Short exercise — Below is a listing. Return the lines from the one that contains "What matplotlib code" to the one that contains "return H - y", both ends included, verbatim and with no pictures.

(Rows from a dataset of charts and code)
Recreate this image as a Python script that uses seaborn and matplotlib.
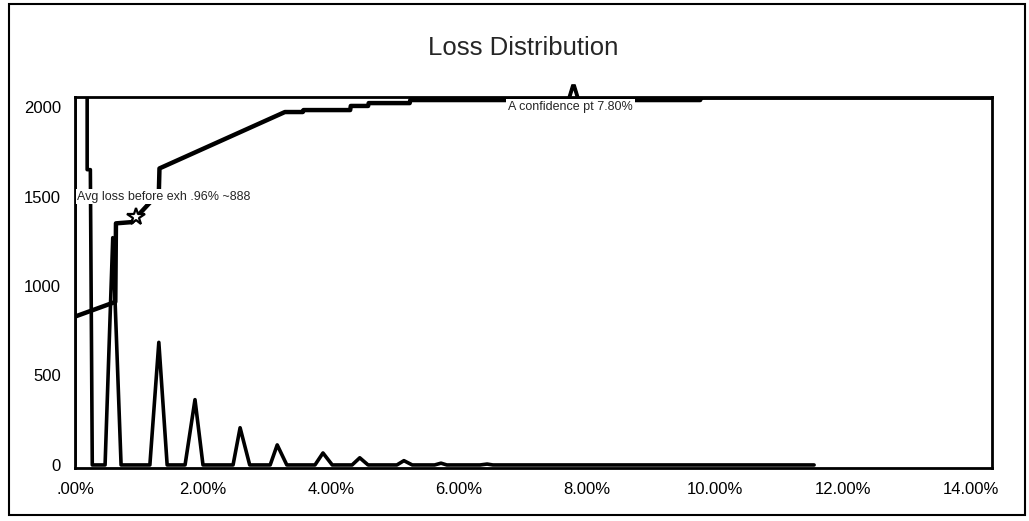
import numpy as np
import pandas as pd
import matplotlib
matplotlib.use("Agg")
import matplotlib.pyplot as plt
import seaborn as sns
from matplotlib.patches import Rectangle

# loss distribution (spiky frequency curve), x in percent of loss
hist_x = [0.0, 0.0, 0.19, 0.19, 0.24, 0.27,
          0.47, 0.59, 0.72,
          1.17, 1.31, 1.44,
          1.72, 1.875, 2.0,
          2.47, 2.58, 2.73,
          3.05, 3.16, 3.31,
          3.75, 3.875, 4.02,
          4.33, 4.45, 4.58,
          5.03, 5.14, 5.27,
          5.62, 5.72, 5.81,
          6.33, 6.44, 6.53,
          11.55]
hist_y = [0, 2300, 2300, 1650, 1650, 0,
          0, 1270, 0,
          0, 685, 0,
          0, 365, 0,
          0, 208, 0,
          0, 112, 0,
          0, 67, 0,
          0, 40, 0,
          0, 24, 0,
          0, 10, 0,
          0, 5, 0,
          0]

# cumulative curve
cum_x = [0.0, 0.63, 0.64, 0.89, 0.96, 1.31, 1.32, 3.28, 3.56, 3.57, 4.30, 4.31,
         4.58, 4.59, 5.23, 5.24, 9.77, 9.78, 14.33]
cum_y = [829, 911, 1350, 1357, 1385, 1520, 1657, 1972, 1972, 1983, 1983, 2006,
         2006, 2022, 2022, 2039, 2039, 2052, 2052]

xticks = [0, 2, 4, 6, 8, 10, 12, 14]
xtick_labels = [".00%", "2.00%", "4.00%", "6.00%", "8.00%", "10.00%", "12.00%", "14.00%"]
yticks = [0, 500, 1000, 1500, 2000]

avg_loss_x, avg_loss_y = 0.96, 1385
conf_x, conf_y = 7.78, 2085

sns.set_style("white")
plt.rcParams['font.family'] = ['Liberation Sans', 'DejaVu Sans']

fig = plt.figure(figsize=(10.29, 5.21), dpi=100)
ax = fig.add_axes([75 / 1029, 1 - 468 / 521, (992 - 75) / 1029, (468 - 97) / 521])

df_hist = pd.DataFrame({"loss": hist_x, "freq": hist_y})
df_cum = pd.DataFrame({"loss": cum_x, "freq": cum_y})
sns.lineplot(data=df_hist, x="loss", y="freq", estimator=None, sort=False,
             color="black", lw=2.6, ax=ax)
sns.lineplot(data=df_cum, x="loss", y="freq", estimator=None, sort=False,
             color="black", lw=3.2, ax=ax)

# markers
ax.plot(avg_loss_x, avg_loss_y, marker="*", ms=13, mfc="white", mec="black",
        mew=1.6, zorder=5)
ax.plot(conf_x, conf_y, marker=r"$\wedge$", ms=11, color="black", clip_on=False,
        zorder=5)

# labels with white background
ax.text(0.03, 1500, "Avg loss before exh .96% ~888", fontsize=9, ha="left",
        va="center", zorder=6,
        bbox=dict(facecolor="white", edgecolor="none", pad=1.0))
ax.text(6.77, 2000, "A confidence pt 7.80%", fontsize=9, ha="left", va="center",
        zorder=6, bbox=dict(facecolor="white", edgecolor="none", pad=1.5))

ax.set_xlim(0, 14.33)
ax.set_ylim(-17, 2056)
ax.set_xticks(xticks)
ax.set_xticklabels(xtick_labels)
ax.set_yticks(yticks)
ax.set_xlabel("")
ax.set_ylabel("")
ax.tick_params(axis="both", direction="out", length=6, width=1.5, labelsize=12,
               colors="black", pad=4)
for s in ax.spines.values():
    s.set_linewidth(2)
    s.set_color("black")

fig.text(523 / 1029, 1 - 48 / 521, "Loss Distribution", fontsize=18.5,
         ha="center", va="center")

# outer frame
fig.patches.append(Rectangle((9 / 1029, 6 / 521), 1016 / 1029, 511 / 521,
                             transform=fig.transFigure, fill=False,
                             edgecolor="black", lw=1.5))

fig.savefig("out.png", dpi=100)
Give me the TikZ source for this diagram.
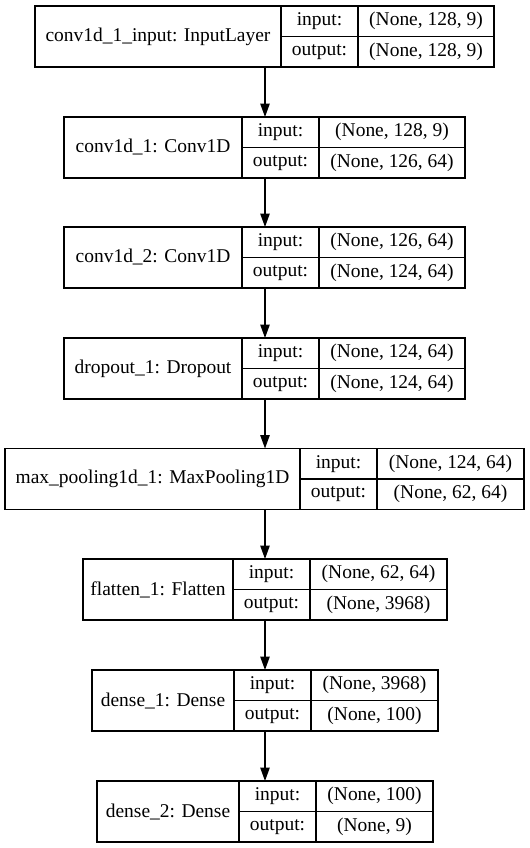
\documentclass[tikz,border=0pt]{standalone}
\usepackage{fontspec}
\setmainfont{Liberation Serif}
\usetikzlibrary{arrows.meta}
\tikzset{
  layerbox/.style={draw=black, line width=1pt, inner sep=0pt, outer sep=0pt, anchor=north west},
  cellline/.style={draw=black, line width=1pt},
  txt/.style={inner sep=0pt, font=\fontsize{14.6pt}{17pt}\selectfont, text=black},
  flow/.style={draw=black, line width=1pt, -{Triangle[length=10pt,width=7pt]}},
}
% #1 name, #2 top, #3 left, #4 div1, #5 div2, #6 right, #7 label, #8 input, #9 output
\newcommand\mylayer[9]{%
  \node[layerbox, minimum width={(#6-#3)*0.75pt}, minimum height=45.75pt] (#1) at (#3,#2) {};
  \draw[cellline] (#4,#2) -- (#4,#2+61) (#5,#2) -- (#5,#2+61) (#4,#2+30.5) -- (#6,#2+30.5);
  \node[txt] (#1-n) at ({(#3+#4)/2},#2+30.5) {#7};
  \node[txt] (#1-i) at ({(#4+#5)/2},#2+15.25) {input:};
  \node[txt] (#1-o) at ({(#4+#5)/2},#2+45.75) {output:};
  \node[txt] (#1-iv) at ({(#5+#6)/2},#2+15.25) {#8};
  \node[txt] (#1-ov) at ({(#5+#6)/2},#2+45.75) {#9};
}
\begin{document}
\begin{tikzpicture}[x=0.75pt,y=-0.75pt]
  \fill[white] (0,0) rectangle (529,848);
  \useasboundingbox (0,0) rectangle (529,848);
  \mylayer{L1}{6}{35}{281}{358}{494}{conv1d\_1\_input: InputLayer}{(None, 128, 9)}{(None, 128, 9)}
  \mylayer{L2}{117}{64}{242}{319}{465}{conv1d\_1: Conv1D}{(None, 128, 9)}{(None, 126, 64)}
  \mylayer{L3}{227}{64}{242}{319}{465}{conv1d\_2: Conv1D}{(None, 126, 64)}{(None, 124, 64)}
  \mylayer{L4}{338}{64}{242}{319}{465}{dropout\_1: Dropout}{(None, 124, 64)}{(None, 124, 64)}
  \mylayer{L5}{448.5}{5}{300}{377}{524}{max\_pooling1d\_1: MaxPooling1D}{(None, 124, 64)}{(None, 62, 64)}
  \mylayer{L6}{559}{83}{233}{310}{447}{flatten\_1: Flatten}{(None, 62, 64)}{(None, 3968)}
  \mylayer{L7}{670}{92}{234}{311}{438}{dense\_1: Dense}{(None, 3968)}{(None, 100)}
  \mylayer{L8}{781}{97}{239}{316}{433}{dense\_2: Dense}{(None, 100)}{(None, 9)}
  \draw[flow] (L1.south -| L8.north) -- (L2.north -| L8.north);
  \draw[flow] (L2.south -| L8.north) -- (L3.north -| L8.north);
  \draw[flow] (L3.south -| L8.north) -- (L4.north -| L8.north);
  \draw[flow] (L4.south -| L8.north) -- (L5.north -| L8.north);
  \draw[flow] (L5.south -| L8.north) -- (L6.north -| L8.north);
  \draw[flow] (L6.south -| L8.north) -- (L7.north -| L8.north);
  \draw[flow] (L7.south -| L8.north) -- (L8.north);
\end{tikzpicture}
\end{document}
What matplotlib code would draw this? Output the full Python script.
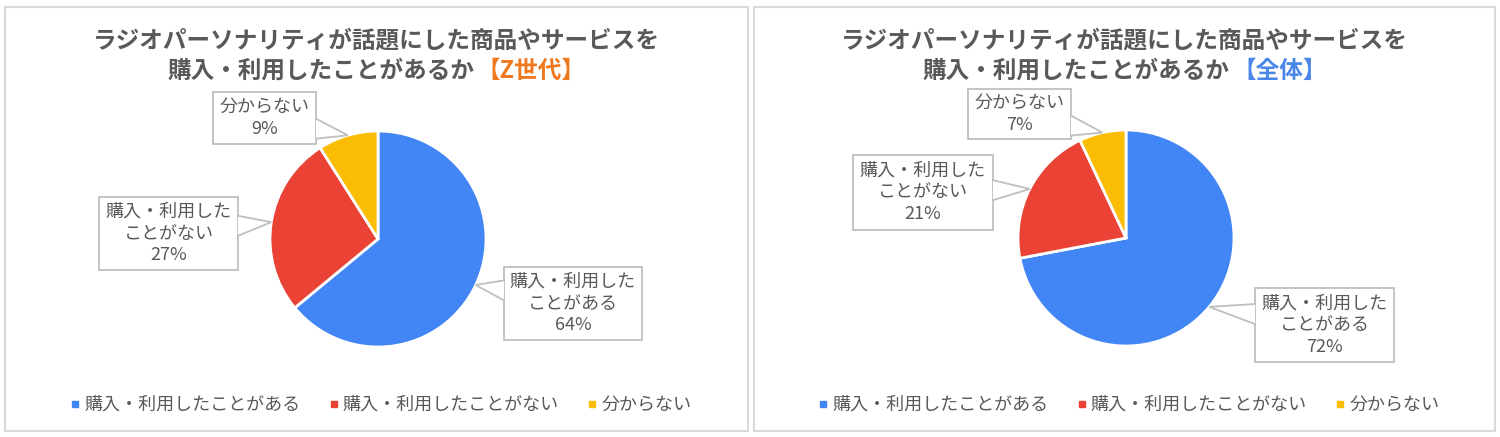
import matplotlib
matplotlib.use('Agg')
import matplotlib.pyplot as plt
import numpy as np
from matplotlib.patches import Rectangle, Polygon
from matplotlib.lines import Line2D
from matplotlib.offsetbox import TextArea, HPacker, AnnotationBbox

plt.rcParams['font.family'] = ['Noto Sans CJK JP', 'DejaVu Sans']

# data
categories = ['購入・利用したことがある', '購入・利用したことがない', '分からない']
box_labels = ['購入・利用した\nことがある', '購入・利用した\nことがない', '分からない']
z_values = [64, 27, 9]
all_values = [72, 21, 7]
title_main = 'ラジオパーソナリティが話題にした商品やサービスを'
title_sub = '購入・利用したことがあるか'
title_tags = ['【Z世代】', '【全体】']

colors = ['#4285F4', '#EA4335', '#FBBC04']
tag_colors = ['#F0781E', '#4A86E8']
gray = '#595959'

W, H = 1500, 437
R = 108

# panel layout in pixel coords measured from the top
panels = [
    dict(values=z_values, frame=(5, 7, 748, 431), center=(378, 239), legend_x=381,
         boxes=[(504, 267, 642, 340), (99, 197, 238, 270), (213, 92, 316, 144)]),
    dict(values=all_values, frame=(754, 7, 1495, 431), center=(1126, 238), legend_x=1129,
         boxes=[(1255, 288, 1394, 362), (853, 155, 993, 230), (968, 89, 1071, 139)]),
]


def fy(y):
    return H - y


def callout(ax, box, tip, text):
    x0, y0, x1, y1 = box
    bx0, bx1, by0, by1 = x0, x1, fy(y1), fy(y0)
    ax.add_patch(Rectangle((bx0, by0), bx1 - bx0, by1 - by0, facecolor='white',
                           edgecolor='#BFBFBF', linewidth=1.3, zorder=3))
    cx, cy = (bx0 + bx1) / 2, (by0 + by1) / 2
    dx, dy = tip[0] - cx, tip[1] - cy
    hw, hh = (bx1 - bx0) / 2, (by1 - by0) / 2
    # exit point of the centre->tip line on the box edge
    if abs(dx) * hh >= abs(dy) * hw:
        ex = cx + np.sign(dx) * hw
        ey = cy + dy * hw / abs(dx)
        ey = min(max(ey, by0 + 11), by1 - 11)
        b1, b2 = (ex, ey - 10), (ex, ey + 10)
    else:
        ey = cy + np.sign(dy) * hh
        ex = cx + dx * hh / abs(dy)
        ex = min(max(ex, bx0 + 11), bx1 - 11)
        b1, b2 = (ex - 10, ey), (ex + 10, ey)
    ax.add_patch(Polygon([b1, tip, b2], closed=True, facecolor='white',
                         edgecolor='none', zorder=4))
    ax.plot([b1[0], tip[0], b2[0]], [b1[1], tip[1], b2[1]], color='#BFBFBF',
            linewidth=1.3, zorder=4.5, solid_joinstyle='miter')
    ax.text(cx, cy, text, ha='center', va='center', fontsize=13, color=gray,
            linespacing=1.25, zorder=5)


fig = plt.figure(figsize=(15, 4.37), dpi=100)

for i, p in enumerate(panels):
    ax = fig.add_axes([0, 0, 1, 1])
    ax.patch.set_alpha(0)
    cx, cy = p['center'][0], fy(p['center'][1])
    wedges, _ = ax.pie(p['values'], colors=colors, startangle=90, counterclock=False,
                       center=(cx, cy), radius=R,
                       wedgeprops=dict(edgecolor='white', linewidth=2))
    ax.set_xlim(0, W)
    ax.set_ylim(0, H)
    ax.set_aspect('equal')
    ax.axis('off')

    fx0, fy0, fx1, fy1 = p['frame']
    ax.add_patch(Rectangle((fx0, fy(fy1)), fx1 - fx0, fy1 - fy0, facecolor='none',
                           edgecolor='#D9D9D9', linewidth=1.5, zorder=1))

    # callouts pointing at each slice
    for w, box, lab, v in zip(wedges, p['boxes'], box_labels, p['values']):
        mid = np.deg2rad((w.theta1 + w.theta2) / 2)
        tip = (cx + R * np.cos(mid), cy + R * np.sin(mid))
        callout(ax, box, tip, f'{lab}\n{v}%')

    # title
    tx = (fx0 + fx1) / 2
    ax.text(tx, fy(40), title_main, ha='center', va='center', fontsize=17,
            fontweight='bold', color=gray)
    packed = HPacker(children=[
        TextArea(title_sub, textprops=dict(fontsize=17, fontweight='bold', color=gray)),
        TextArea(title_tags[i], textprops=dict(fontsize=17, fontweight='bold',
                                               color=tag_colors[i]))],
        align='baseline', pad=0, sep=2)
    ab = AnnotationBbox(packed, (tx, fy(71)), xycoords='data', frameon=False,
                        box_alignment=(0.5, 0.5))
    ax.add_artist(ab)

    # legend
    handles = [Line2D([], [], marker='s', linestyle='', color=c, markersize=5)
               for c in colors]
    ax.legend(handles, categories, ncol=3, loc='center',
              bbox_to_anchor=(p['legend_x'] / W, 1 - 405 / H),
              bbox_transform=fig.transFigure, frameon=False, fontsize=13,
              labelcolor=gray, handlelength=0.5, handletextpad=0.25,
              columnspacing=1.6, borderpad=0)

fig.savefig('out.png', dpi=100, facecolor='white')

Response to this task —
What matplotlib code would draw this? Output the full Python script.
import matplotlib
matplotlib.use('Agg')
import matplotlib.pyplot as plt
import numpy as np
from matplotlib.patches import Rectangle, Polygon
from matplotlib.lines import Line2D
from matplotlib.offsetbox import TextArea, HPacker, AnnotationBbox

plt.rcParams['font.family'] = ['Noto Sans CJK JP', 'DejaVu Sans']

# data
categories = ['購入・利用したことがある', '購入・利用したことがない', '分からない']
box_labels = ['購入・利用した\nことがある', '購入・利用した\nことがない', '分からない']
z_values = [64, 27, 9]
all_values = [72, 21, 7]
title_main = 'ラジオパーソナリティが話題にした商品やサービスを'
title_sub = '購入・利用したことがあるか'
title_tags = ['【Z世代】', '【全体】']

colors = ['#4285F4', '#EA4335', '#FBBC04']
tag_colors = ['#F0781E', '#4A86E8']
gray = '#595959'

W, H = 1500, 437
R = 108

# panel layout in pixel coords measured from the top
panels = [
    dict(values=z_values, frame=(5, 7, 748, 431), center=(378, 239), legend_x=381,
         boxes=[(504, 267, 642, 340), (99, 197, 238, 270), (213, 92, 316, 144)]),
    dict(values=all_values, frame=(754, 7, 1495, 431), center=(1126, 238), legend_x=1129,
         boxes=[(1255, 288, 1394, 362), (853, 155, 993, 230), (968, 89, 1071, 139)]),
]


def fy(y):
    return H - y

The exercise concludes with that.